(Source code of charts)
************

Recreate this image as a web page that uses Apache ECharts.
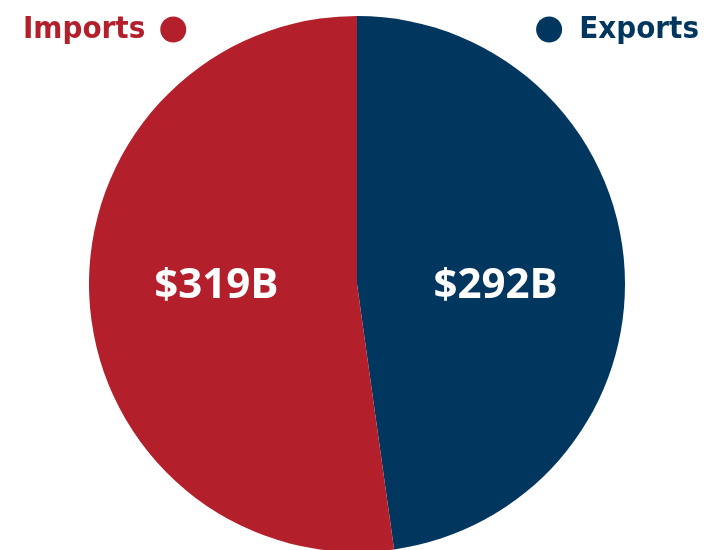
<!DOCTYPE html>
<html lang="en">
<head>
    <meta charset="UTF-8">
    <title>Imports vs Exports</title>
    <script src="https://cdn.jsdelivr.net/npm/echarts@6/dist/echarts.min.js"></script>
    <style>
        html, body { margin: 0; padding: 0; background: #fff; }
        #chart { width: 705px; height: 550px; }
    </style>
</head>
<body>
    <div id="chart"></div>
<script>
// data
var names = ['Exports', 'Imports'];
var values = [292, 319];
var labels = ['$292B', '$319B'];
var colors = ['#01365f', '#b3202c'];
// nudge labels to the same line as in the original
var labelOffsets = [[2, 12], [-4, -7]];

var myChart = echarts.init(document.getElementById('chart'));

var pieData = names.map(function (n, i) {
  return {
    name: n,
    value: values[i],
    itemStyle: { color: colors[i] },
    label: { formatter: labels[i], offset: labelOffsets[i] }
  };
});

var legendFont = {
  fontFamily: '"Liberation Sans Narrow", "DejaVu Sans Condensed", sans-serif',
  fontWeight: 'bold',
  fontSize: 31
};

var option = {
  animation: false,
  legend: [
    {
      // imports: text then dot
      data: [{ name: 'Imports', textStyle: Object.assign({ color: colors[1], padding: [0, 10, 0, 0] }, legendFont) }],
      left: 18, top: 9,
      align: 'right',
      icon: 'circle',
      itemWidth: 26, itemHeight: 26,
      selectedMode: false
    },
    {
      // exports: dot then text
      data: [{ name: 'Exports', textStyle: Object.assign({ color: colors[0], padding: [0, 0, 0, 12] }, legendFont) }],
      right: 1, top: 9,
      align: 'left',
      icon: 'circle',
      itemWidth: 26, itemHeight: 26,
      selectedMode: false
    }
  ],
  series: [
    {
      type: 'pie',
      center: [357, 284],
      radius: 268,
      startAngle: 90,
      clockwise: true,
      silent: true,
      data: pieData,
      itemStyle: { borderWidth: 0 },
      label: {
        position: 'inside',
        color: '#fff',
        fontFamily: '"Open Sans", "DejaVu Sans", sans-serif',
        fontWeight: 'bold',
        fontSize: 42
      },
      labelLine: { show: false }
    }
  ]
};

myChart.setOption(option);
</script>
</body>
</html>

************

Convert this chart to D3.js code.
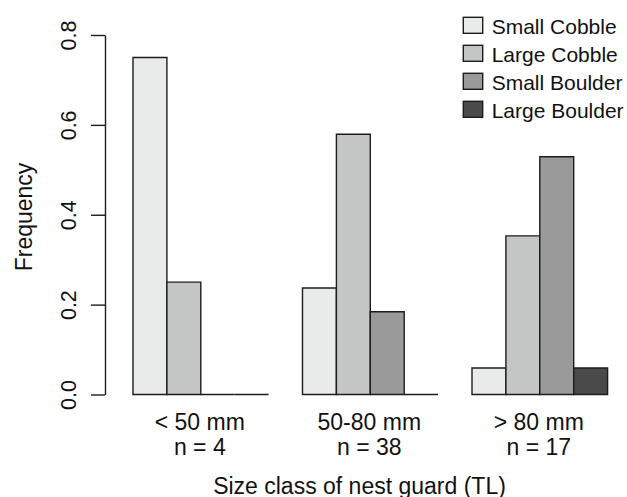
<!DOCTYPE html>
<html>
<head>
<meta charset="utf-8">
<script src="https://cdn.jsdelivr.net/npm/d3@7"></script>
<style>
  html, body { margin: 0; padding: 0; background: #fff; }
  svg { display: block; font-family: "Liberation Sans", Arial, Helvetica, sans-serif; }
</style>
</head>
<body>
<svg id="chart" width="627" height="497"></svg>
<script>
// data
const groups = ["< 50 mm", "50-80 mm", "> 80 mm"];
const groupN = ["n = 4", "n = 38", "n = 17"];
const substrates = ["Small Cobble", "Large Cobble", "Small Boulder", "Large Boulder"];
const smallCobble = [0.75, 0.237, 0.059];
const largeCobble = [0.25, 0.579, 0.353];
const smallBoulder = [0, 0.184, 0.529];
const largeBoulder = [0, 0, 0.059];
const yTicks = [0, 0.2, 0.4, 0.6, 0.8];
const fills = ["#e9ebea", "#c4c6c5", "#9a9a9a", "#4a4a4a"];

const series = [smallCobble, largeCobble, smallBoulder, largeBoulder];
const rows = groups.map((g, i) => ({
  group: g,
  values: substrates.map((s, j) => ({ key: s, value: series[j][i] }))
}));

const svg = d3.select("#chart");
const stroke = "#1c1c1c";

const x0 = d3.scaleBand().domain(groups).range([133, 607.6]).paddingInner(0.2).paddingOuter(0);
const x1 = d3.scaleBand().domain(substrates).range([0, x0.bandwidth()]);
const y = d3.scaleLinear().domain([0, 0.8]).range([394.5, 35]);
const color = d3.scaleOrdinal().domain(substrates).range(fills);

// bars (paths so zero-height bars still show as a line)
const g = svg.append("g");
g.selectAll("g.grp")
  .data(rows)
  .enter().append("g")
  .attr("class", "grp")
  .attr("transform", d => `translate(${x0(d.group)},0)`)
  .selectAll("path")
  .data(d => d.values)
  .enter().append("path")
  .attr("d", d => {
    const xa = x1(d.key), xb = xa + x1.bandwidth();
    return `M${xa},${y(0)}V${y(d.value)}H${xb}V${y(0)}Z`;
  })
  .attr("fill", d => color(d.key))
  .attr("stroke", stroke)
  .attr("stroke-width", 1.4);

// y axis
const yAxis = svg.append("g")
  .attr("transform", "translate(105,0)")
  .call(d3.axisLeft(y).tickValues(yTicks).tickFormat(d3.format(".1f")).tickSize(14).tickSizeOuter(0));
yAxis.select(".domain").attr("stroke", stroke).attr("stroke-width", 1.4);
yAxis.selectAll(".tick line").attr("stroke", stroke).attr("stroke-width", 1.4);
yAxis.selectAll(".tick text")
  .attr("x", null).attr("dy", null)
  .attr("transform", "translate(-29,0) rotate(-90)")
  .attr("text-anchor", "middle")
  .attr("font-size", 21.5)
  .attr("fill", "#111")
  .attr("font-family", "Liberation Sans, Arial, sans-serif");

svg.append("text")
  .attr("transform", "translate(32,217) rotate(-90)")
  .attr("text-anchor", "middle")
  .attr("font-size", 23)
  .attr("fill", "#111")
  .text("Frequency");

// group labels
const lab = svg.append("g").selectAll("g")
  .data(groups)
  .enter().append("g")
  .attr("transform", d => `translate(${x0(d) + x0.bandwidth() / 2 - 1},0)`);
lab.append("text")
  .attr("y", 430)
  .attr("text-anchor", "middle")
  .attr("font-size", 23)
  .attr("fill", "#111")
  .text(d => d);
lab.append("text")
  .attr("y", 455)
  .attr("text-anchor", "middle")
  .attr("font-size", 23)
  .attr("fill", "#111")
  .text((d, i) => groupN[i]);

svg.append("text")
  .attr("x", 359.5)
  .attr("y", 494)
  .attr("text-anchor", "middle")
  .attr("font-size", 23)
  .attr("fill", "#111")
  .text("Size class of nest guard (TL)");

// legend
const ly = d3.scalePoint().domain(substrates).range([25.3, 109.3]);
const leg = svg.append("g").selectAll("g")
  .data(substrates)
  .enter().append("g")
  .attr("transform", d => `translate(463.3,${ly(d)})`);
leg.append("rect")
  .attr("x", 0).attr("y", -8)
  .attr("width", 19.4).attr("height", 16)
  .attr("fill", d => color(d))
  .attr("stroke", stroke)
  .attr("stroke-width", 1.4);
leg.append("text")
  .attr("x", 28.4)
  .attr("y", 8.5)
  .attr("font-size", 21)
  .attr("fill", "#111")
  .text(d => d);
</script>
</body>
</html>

************

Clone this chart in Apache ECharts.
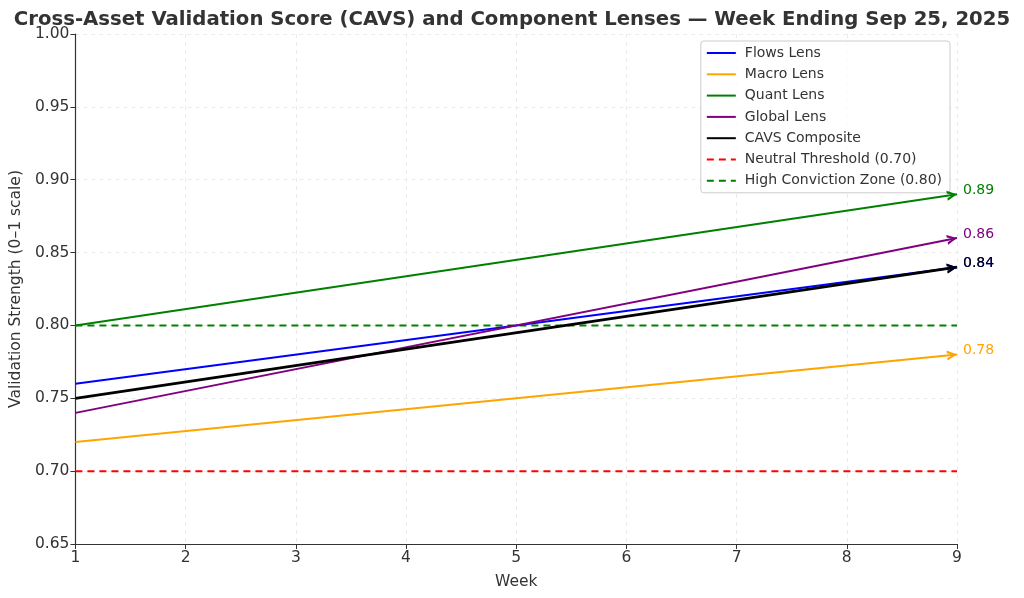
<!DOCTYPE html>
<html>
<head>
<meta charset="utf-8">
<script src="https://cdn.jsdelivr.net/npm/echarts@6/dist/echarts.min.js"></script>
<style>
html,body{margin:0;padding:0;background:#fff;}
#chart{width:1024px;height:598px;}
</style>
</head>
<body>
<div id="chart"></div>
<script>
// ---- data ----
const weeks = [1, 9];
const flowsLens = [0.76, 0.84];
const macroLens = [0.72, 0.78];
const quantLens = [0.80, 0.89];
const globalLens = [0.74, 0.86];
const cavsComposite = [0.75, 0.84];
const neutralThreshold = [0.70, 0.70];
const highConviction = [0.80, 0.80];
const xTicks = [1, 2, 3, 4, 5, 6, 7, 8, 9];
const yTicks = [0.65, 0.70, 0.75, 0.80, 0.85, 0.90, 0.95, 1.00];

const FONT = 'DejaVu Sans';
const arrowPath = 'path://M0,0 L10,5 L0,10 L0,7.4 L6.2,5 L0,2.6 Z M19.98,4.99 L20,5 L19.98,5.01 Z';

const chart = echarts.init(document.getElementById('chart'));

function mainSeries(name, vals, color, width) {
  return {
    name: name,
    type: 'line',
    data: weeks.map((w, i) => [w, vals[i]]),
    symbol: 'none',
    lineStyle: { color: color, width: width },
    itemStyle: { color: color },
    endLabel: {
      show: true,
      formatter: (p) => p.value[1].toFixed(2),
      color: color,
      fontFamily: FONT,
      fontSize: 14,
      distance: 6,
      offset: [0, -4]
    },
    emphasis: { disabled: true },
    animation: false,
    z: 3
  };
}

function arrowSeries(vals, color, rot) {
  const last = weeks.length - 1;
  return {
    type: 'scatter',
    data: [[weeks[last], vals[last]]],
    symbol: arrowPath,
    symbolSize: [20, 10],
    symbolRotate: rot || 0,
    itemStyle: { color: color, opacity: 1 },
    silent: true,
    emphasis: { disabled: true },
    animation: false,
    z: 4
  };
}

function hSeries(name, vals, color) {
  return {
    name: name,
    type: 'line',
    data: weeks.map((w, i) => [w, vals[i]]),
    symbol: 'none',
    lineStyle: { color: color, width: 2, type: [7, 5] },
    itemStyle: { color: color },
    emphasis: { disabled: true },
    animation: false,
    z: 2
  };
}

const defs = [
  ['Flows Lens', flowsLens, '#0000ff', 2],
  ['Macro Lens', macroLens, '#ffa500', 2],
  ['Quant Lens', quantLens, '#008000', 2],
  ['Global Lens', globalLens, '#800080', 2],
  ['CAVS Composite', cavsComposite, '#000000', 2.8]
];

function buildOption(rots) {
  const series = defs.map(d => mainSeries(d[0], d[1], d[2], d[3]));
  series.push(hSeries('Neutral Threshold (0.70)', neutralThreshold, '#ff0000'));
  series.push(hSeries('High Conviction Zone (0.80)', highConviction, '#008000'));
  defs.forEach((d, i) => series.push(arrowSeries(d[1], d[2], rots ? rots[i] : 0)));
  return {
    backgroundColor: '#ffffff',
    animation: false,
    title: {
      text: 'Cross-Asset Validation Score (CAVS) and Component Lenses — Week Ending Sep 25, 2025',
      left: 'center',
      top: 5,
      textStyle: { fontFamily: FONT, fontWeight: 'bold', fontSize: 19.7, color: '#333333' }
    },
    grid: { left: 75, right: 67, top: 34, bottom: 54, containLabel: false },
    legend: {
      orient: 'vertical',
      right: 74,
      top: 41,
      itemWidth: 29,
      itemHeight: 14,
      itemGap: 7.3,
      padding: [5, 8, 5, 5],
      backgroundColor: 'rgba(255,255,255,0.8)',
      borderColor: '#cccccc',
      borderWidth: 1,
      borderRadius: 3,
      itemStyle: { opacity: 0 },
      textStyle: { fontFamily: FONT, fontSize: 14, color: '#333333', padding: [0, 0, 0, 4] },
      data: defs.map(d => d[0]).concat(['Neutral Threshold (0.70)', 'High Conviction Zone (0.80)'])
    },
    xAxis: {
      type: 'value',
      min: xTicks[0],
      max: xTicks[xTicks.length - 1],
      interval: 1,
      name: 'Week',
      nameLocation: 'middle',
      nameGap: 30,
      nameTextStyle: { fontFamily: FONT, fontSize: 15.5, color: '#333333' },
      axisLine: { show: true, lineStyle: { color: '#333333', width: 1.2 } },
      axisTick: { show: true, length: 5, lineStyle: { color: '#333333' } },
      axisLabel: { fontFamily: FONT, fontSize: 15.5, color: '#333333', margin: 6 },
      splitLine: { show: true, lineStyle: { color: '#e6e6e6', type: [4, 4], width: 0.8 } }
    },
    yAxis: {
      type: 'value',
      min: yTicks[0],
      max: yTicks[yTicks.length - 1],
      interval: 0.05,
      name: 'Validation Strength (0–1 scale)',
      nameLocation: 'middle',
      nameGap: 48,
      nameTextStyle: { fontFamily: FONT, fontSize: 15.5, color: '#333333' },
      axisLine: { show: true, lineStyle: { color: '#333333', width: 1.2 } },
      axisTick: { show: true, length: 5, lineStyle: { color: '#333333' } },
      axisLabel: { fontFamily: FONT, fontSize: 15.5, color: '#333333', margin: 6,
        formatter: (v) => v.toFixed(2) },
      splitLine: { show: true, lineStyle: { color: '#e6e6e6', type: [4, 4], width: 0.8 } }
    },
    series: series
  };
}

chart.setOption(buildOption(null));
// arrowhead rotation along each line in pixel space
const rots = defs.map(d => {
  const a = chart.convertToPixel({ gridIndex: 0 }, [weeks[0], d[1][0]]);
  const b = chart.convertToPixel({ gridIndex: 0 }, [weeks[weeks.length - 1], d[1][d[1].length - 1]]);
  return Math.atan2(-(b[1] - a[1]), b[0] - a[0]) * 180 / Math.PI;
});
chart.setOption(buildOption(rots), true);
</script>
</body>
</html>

************

* [Exercise] Find the lines above holding the word "this" and show them.

* [Full response]
Recreate this image as a web page that uses Apache ECharts.
Convert this chart to D3.js code.
Clone this chart in Apache ECharts.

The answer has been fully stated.